Many great opera singers are amazing recitalists, however many singers can only inhabit one of the two realms. Elly Ameling never managed to have a great operatic career, and nobody would expect Ghena Dimitrova to sing “Winterreise.” A good recitalist engages with a different, perhaps wider, color palette and more concise scenic persona than in opera. It is all theater, but in different registers.

Grigorian comes from a very demanding series of performances, including Verdi’s Lady Macbeth. Many times it sounded as if she were shouting to get herself heard over an orchestra. But, there was no orchestra. There was only the very friendly piano playing of Geniušas.

Especially in the first part, her loudness hid much of the beauty of Grigorian’s instrument and distorted the textual meaning of some of the verses. In “The Answer” (“Они отвечали,” opus 21, no. 4), the final stanza sounded like Mamma Lucia uncovering Turiddu’s dead body, while the text was talking about love and beautiful girls. Similar issues plagued all the first part of the program. “I am no Prophet” (“Я не пророк,” opus 21, no. 11) overshadowed the piano line, and left no room for musical subtext whatsoever.

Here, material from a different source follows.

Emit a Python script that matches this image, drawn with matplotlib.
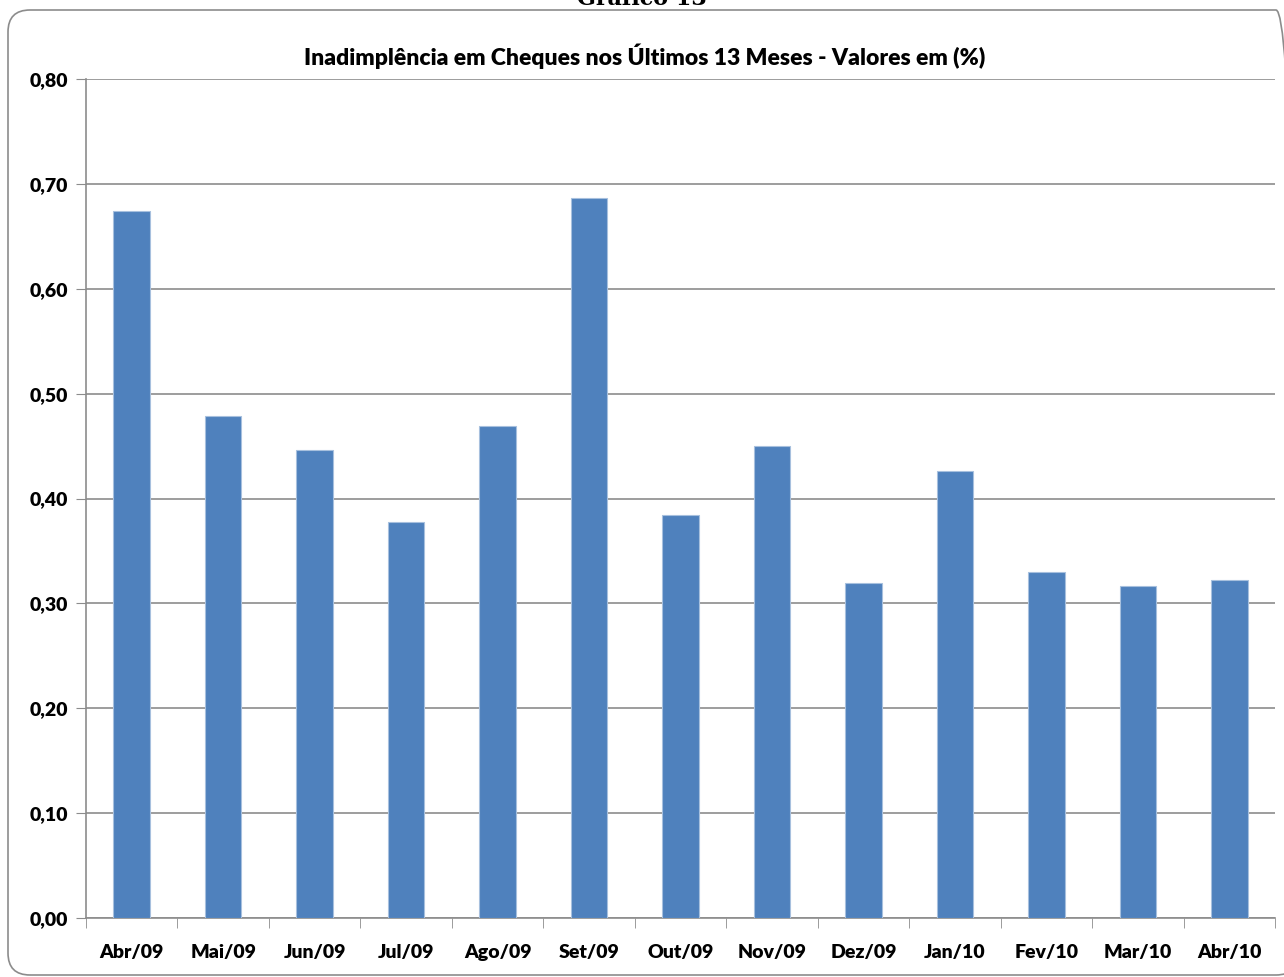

What is particularly concerning to me is how such loudness, full of metal and trill, is used as a sort of a gimmick for audiences. This quality of sound, which in itself is a great achievement in any singer’s technique, is not unwelcome in chamber music. But, it needs to be justifiable in order to be there. Otherwise, it is just loudness for its own sake. For some concertgoers, nevertheless, such overwhelming sound when it rings in their ears, sounds as if they have won the lottery. “Oh! This soprano has squillo in her throat!” Like any opera lover, I do love loud voices. But, in a piano recital I love subtlety even more. I especially love hearing a pianissimo in the highest balcony that sounds like someone whispering a secret in my ears. Nothing like that, unfortunately, happened here.

Illuminating and Interesting Moments

In the second half of the concert, Grigorian found a better balance between her voice and her recitalist persona. She is more comfortable when she presents herself as an impassioned narrator of a story. “The Dream” (“Сон,”opus 8, no.5) showed the best synchrony between her and Geniušas’s piano playing. In the longish “Dissonance” (“Диссонанс,” opus 34 no. 13) they were at their best of the night. The song allows for heavier vocal movements followed by subtle ones. The piano line also has a dramatic quality that suited Geniušas’s personality well. It was, to my ears, the most compelling moment of the night and the last programmed piece. But, don’t worry, there were encores.

Lukas Geniušas was a faithful and solid partner to Grigorian. His solo pieces, however, were fun but a bit alien to the recital’s ethos. In the first part he competently played Rimsky-Korsakov’s “Flight of the Bumblebee” (in Rachmaninoff’s arrangement, of course). But, what does the pastiche of such a piece have to do with all the lyrical and melancholic songs of the recital? His rendition of preludes no. 12 and 13 (opus 32) was good, though a bit showy of Geniušas’s capacity to dominate the piano. Still, it is not every day one hears a virtuoso playing a prelude that is not the C-sharp minor (opus 3, no. 2).

Although I cannot say it was my favorite recital, the results are more positive than negative. Grigorian has the elements that can lead her to become a good recitalist. These include good and original repertoire choices, and a voice that can be beautiful. Unpleasant voices are often tolerated, even admired in opera. But, in chamber music it is tougher to hide. Maybe a bit more experience, a deeper relationship to the Lieder text, and a month in which she is not singing Lady Macbeth or Salome, might reveal her best song persona. Lukas Geniušas is a promising pianist who also showed great patience while playing. He is a musician that deserves attention. For now, I am satisfied in stating the CD was better than the live performance, and I hope for better concerts in the future from this duo.